Overlaid on top of this weak data was a budgetary surprise from the newly formed Italian government. Over the past week, stories had been coming out about a compromise budget at or below a 2% deficit which was seen as a positive for both the coalition government and the euro. Today, at nearly the very last minute, the financially conservative part of the coalition caved and a new compromise was reached at a 2.4% budget deficit.

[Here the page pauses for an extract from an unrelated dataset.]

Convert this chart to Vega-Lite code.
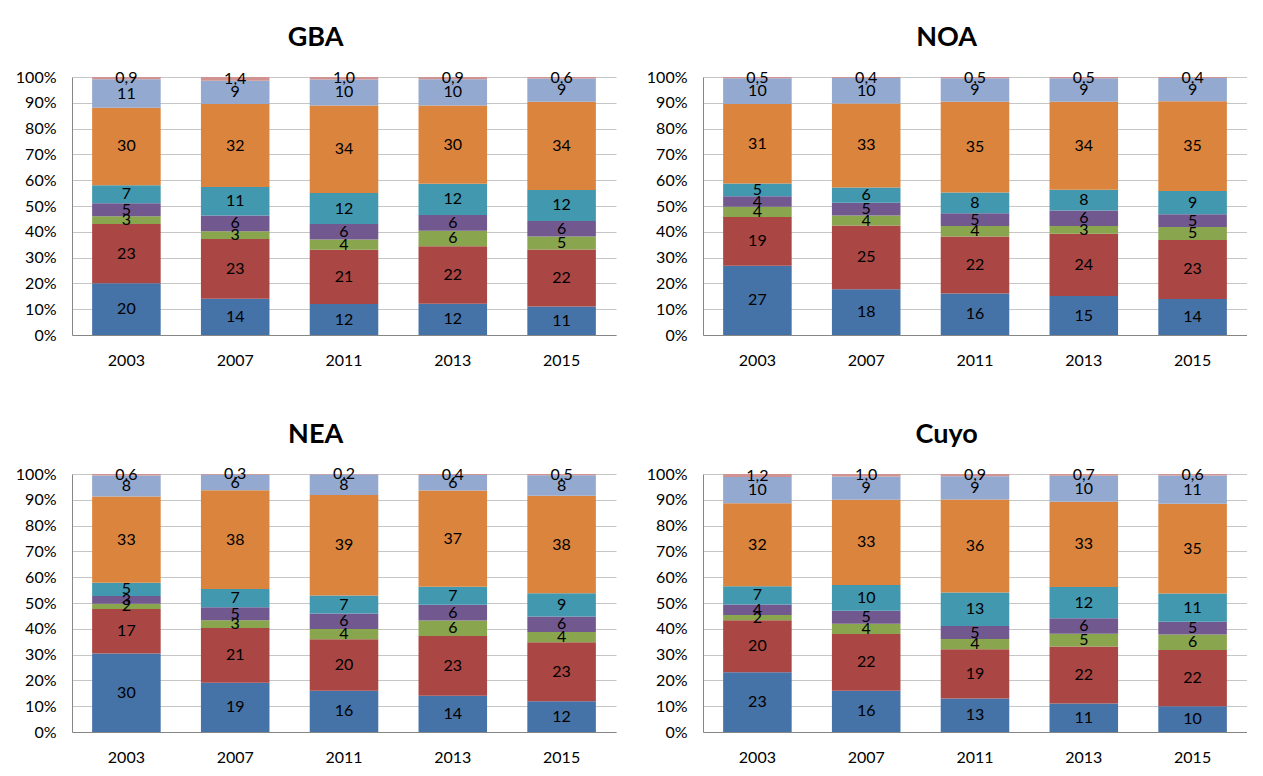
{
  "$schema": "https://vega.github.io/schema/vega-lite/v6.json",
  "padding": {"left": 15, "top": 24, "right": 0, "bottom": 0},
  "background": "white",
  "data": {"values": [
    {"r": "GBA", "y": "2003", "a": 20, "b": 23, "c": 3, "d": 5, "e": 7, "f": 30, "g": 11, "h": 0.9},
    {"r": "GBA", "y": "2007", "a": 14, "b": 23, "c": 3, "d": 6, "e": 11, "f": 32, "g": 9, "h": 1.4},
    {"r": "GBA", "y": "2011", "a": 12, "b": 21, "c": 4, "d": 6, "e": 12, "f": 34, "g": 10, "h": 1.0},
    {"r": "GBA", "y": "2013", "a": 12, "b": 22, "c": 6, "d": 6, "e": 12, "f": 30, "g": 10, "h": 0.9},
    {"r": "GBA", "y": "2015", "a": 11, "b": 22, "c": 5, "d": 6, "e": 12, "f": 34, "g": 9, "h": 0.6},
    {"r": "NOA", "y": "2003", "a": 27, "b": 19, "c": 4, "d": 4, "e": 5, "f": 31, "g": 10, "h": 0.5},
    {"r": "NOA", "y": "2007", "a": 18, "b": 25, "c": 4, "d": 5, "e": 6, "f": 33, "g": 10, "h": 0.4},
    {"r": "NOA", "y": "2011", "a": 16, "b": 22, "c": 4, "d": 5, "e": 8, "f": 35, "g": 9, "h": 0.5},
    {"r": "NOA", "y": "2013", "a": 15, "b": 24, "c": 3, "d": 6, "e": 8, "f": 34, "g": 9, "h": 0.5},
    {"r": "NOA", "y": "2015", "a": 14, "b": 23, "c": 5, "d": 5, "e": 9, "f": 35, "g": 9, "h": 0.4},
    {"r": "NEA", "y": "2003", "a": 30, "b": 17, "c": 2, "d": 3, "e": 5, "f": 33, "g": 8, "h": 0.6},
    {"r": "NEA", "y": "2007", "a": 19, "b": 21, "c": 3, "d": 5, "e": 7, "f": 38, "g": 6, "h": 0.3},
    {"r": "NEA", "y": "2011", "a": 16, "b": 20, "c": 4, "d": 6, "e": 7, "f": 39, "g": 8, "h": 0.2},
    {"r": "NEA", "y": "2013", "a": 14, "b": 23, "c": 6, "d": 6, "e": 7, "f": 37, "g": 6, "h": 0.4},
    {"r": "NEA", "y": "2015", "a": 12, "b": 23, "c": 4, "d": 6, "e": 9, "f": 38, "g": 8, "h": 0.5},
    {"r": "Cuyo", "y": "2003", "a": 23, "b": 20, "c": 2, "d": 4, "e": 7, "f": 32, "g": 10, "h": 1.2},
    {"r": "Cuyo", "y": "2007", "a": 16, "b": 22, "c": 4, "d": 5, "e": 10, "f": 33, "g": 9, "h": 1.0},
    {"r": "Cuyo", "y": "2011", "a": 13, "b": 19, "c": 4, "d": 5, "e": 13, "f": 36, "g": 9, "h": 0.9},
    {"r": "Cuyo", "y": "2013", "a": 11, "b": 22, "c": 5, "d": 6, "e": 12, "f": 33, "g": 10, "h": 0.7},
    {"r": "Cuyo", "y": "2015", "a": 10, "b": 22, "c": 6, "d": 5, "e": 11, "f": 35, "g": 11, "h": 0.6}
  ]},
  "transform": [{"fold": ["a", "b", "c", "d", "e", "f", "g", "h"], "as": ["s", "v"]}],
  "columns": 2,
  "spacing": {"column": 30, "row": 53},
  "concat": [
    {
      "title": "GBA",
      "width": 544, "height": 258,
      "transform": [{"filter": "datum.r === 'GBA'"}],
      "encoding": {
        "x": {"field": "y", "type": "ordinal", "scale": {"paddingInner": 0.37, "paddingOuter": 0.185}, "axis": {"title": null}},
        "order": {"field": "s"}
      },
      "layer": [
        {"mark": {"type": "bar"},
         "encoding": {
           "y": {"field": "v", "type": "quantitative", "stack": "normalize", "scale": {"domain": [0, 1], "nice": false}, "axis": {"title": null, "format": "%", "tickCount": 10}},
           "color": {"field": "s", "type": "nominal", "scale": {"domain": ["a", "b", "c", "d", "e", "f", "g", "h"], "range": ["#4572A7", "#AA4643", "#89A54E", "#71588F", "#4198AF", "#DB843D", "#93A9CF", "#D19392"]}, "legend": null}
         }},
        {"mark": {"type": "text", "font": "Lato", "fontSize": 16, "color": "#000000", "baseline": "middle"},
         "encoding": {
           "y": {"field": "v", "type": "quantitative", "stack": "normalize", "bandPosition": 0.5, "axis": {"title": null, "format": "%", "tickCount": 10}},
           "detail": {"field": "s"},
           "text": {"condition": {"test": "datum.s === 'h'", "field": "v", "type": "quantitative", "format": ".1f"}, "field": "v", "type": "quantitative", "format": ".0f"}
         }}
      ]
    },
    {
      "title": "NOA",
      "width": 544, "height": 258,
      "transform": [{"filter": "datum.r === 'NOA'"}],
      "encoding": {
        "x": {"field": "y", "type": "ordinal", "scale": {"paddingInner": 0.37, "paddingOuter": 0.185}, "axis": {"title": null}},
        "order": {"field": "s"}
      },
      "layer": [
        {"mark": {"type": "bar"},
         "encoding": {
           "y": {"field": "v", "type": "quantitative", "stack": "normalize", "scale": {"domain": [0, 1], "nice": false}, "axis": {"title": null, "format": "%", "tickCount": 10}},
           "color": {"field": "s", "type": "nominal", "scale": {"domain": ["a", "b", "c", "d", "e", "f", "g", "h"], "range": ["#4572A7", "#AA4643", "#89A54E", "#71588F", "#4198AF", "#DB843D", "#93A9CF", "#D19392"]}, "legend": null}
         }},
        {"mark": {"type": "text", "font": "Lato", "fontSize": 16, "color": "#000000", "baseline": "middle"},
         "encoding": {
           "y": {"field": "v", "type": "quantitative", "stack": "normalize", "bandPosition": 0.5, "axis": {"title": null, "format": "%", "tickCount": 10}},
           "detail": {"field": "s"},
           "text": {"condition": {"test": "datum.s === 'h'", "field": "v", "type": "quantitative", "format": ".1f"}, "field": "v", "type": "quantitative", "format": ".0f"}
         }}
      ]
    },
    {
      "title": "NEA",
      "width": 544, "height": 258,
      "transform": [{"filter": "datum.r === 'NEA'"}],
      "encoding": {
        "x": {"field": "y", "type": "ordinal", "scale": {"paddingInner": 0.37, "paddingOuter": 0.185}, "axis": {"title": null}},
        "order": {"field": "s"}
      },
      "layer": [
        {"mark": {"type": "bar"},
         "encoding": {
           "y": {"field": "v", "type": "quantitative", "stack": "normalize", "scale": {"domain": [0, 1], "nice": false}, "axis": {"title": null, "format": "%", "tickCount": 10}},
           "color": {"field": "s", "type": "nominal", "scale": {"domain": ["a", "b", "c", "d", "e", "f", "g", "h"], "range": ["#4572A7", "#AA4643", "#89A54E", "#71588F", "#4198AF", "#DB843D", "#93A9CF", "#D19392"]}, "legend": null}
         }},
        {"mark": {"type": "text", "font": "Lato", "fontSize": 16, "color": "#000000", "baseline": "middle"},
         "encoding": {
           "y": {"field": "v", "type": "quantitative", "stack": "normalize", "bandPosition": 0.5, "axis": {"title": null, "format": "%", "tickCount": 10}},
           "detail": {"field": "s"},
           "text": {"condition": {"test": "datum.s === 'h'", "field": "v", "type": "quantitative", "format": ".1f"}, "field": "v", "type": "quantitative", "format": ".0f"}
         }}
      ]
    },
    {
      "title": "Cuyo",
      "width": 544, "height": 258,
      "transform": [{"filter": "datum.r === 'Cuyo'"}],
      "encoding": {
        "x": {"field": "y", "type": "ordinal", "scale": {"paddingInner": 0.37, "paddingOuter": 0.185}, "axis": {"title": null}},
        "order": {"field": "s"}
      },
      "layer": [
        {"mark": {"type": "bar"},
         "encoding": {
           "y": {"field": "v", "type": "quantitative", "stack": "normalize", "scale": {"domain": [0, 1], "nice": false}, "axis": {"title": null, "format": "%", "tickCount": 10}},
           "color": {"field": "s", "type": "nominal", "scale": {"domain": ["a", "b", "c", "d", "e", "f", "g", "h"], "range": ["#4572A7", "#AA4643", "#89A54E", "#71588F", "#4198AF", "#DB843D", "#93A9CF", "#D19392"]}, "legend": null}
         }},
        {"mark": {"type": "text", "font": "Lato", "fontSize": 16, "color": "#000000", "baseline": "middle"},
         "encoding": {
           "y": {"field": "v", "type": "quantitative", "stack": "normalize", "bandPosition": 0.5, "axis": {"title": null, "format": "%", "tickCount": 10}},
           "detail": {"field": "s"},
           "text": {"condition": {"test": "datum.s === 'h'", "field": "v", "type": "quantitative", "format": ".1f"}, "field": "v", "type": "quantitative", "format": ".0f"}
         }}
      ]
    }
  ],
  "config": {
    "locale": {"number": {"decimal": ",", "thousands": ".", "grouping": [3], "currency": ["$", ""]}},
    "view": {"stroke": null},
    "title": {"font": "Lato", "fontSize": 27, "fontWeight": "bold", "color": "#000000", "anchor": "middle", "frame": "bounds", "offset": 17},
    "axisY": {"labelFont": "Lato", "labelFontSize": 16, "labelColor": "#000000", "labelPadding": 16, "labelOverlap": false, "labelFlush": false, "ticks": false, "domain": true, "domainColor": "#868686", "gridColor": "#C6C6C6", "gridWidth": 1, "tickCount": 10},
    "axisX": {"labelFont": "Lato", "labelFontSize": 16, "labelColor": "#000000", "labelAngle": 0, "labelPadding": 17, "ticks": false, "domainColor": "#868686", "grid": false}
  }
}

Italian equities and bonds have both been hit today on the budgetary news which has hurt euro sentiment. That, combined with the weak consumer confidence data and an already weakening euro after the Fed announcement, was enough to squeeze out long euro positions which dragged down many other European currencies. That being said, the euro, while weaker today, still remains within the same broad consolidative range over the past month. We continue to expect the foreign exchange market to continue to consolidate and range trade with short cycle movements within that range.
HERE ARE THE KEY NEWS STORIES FROM OVERNIGHT:
New Zealand kept interest rates unchanged at 1.75% as expected. Interest rates have been unchanged since the last rate cut of 25 bps in September 2016.
U.S. Durable Goods orders for August came in much stronger than expected at 4.5% against consensus estimates of 2.0%. Subtracting out the transportation component, durable goods orders only rose 0.1% which was below consensus. In addition, U.S. final GDP for Q2 came in at 4.2%. U.S. interest rates are fractionally higher.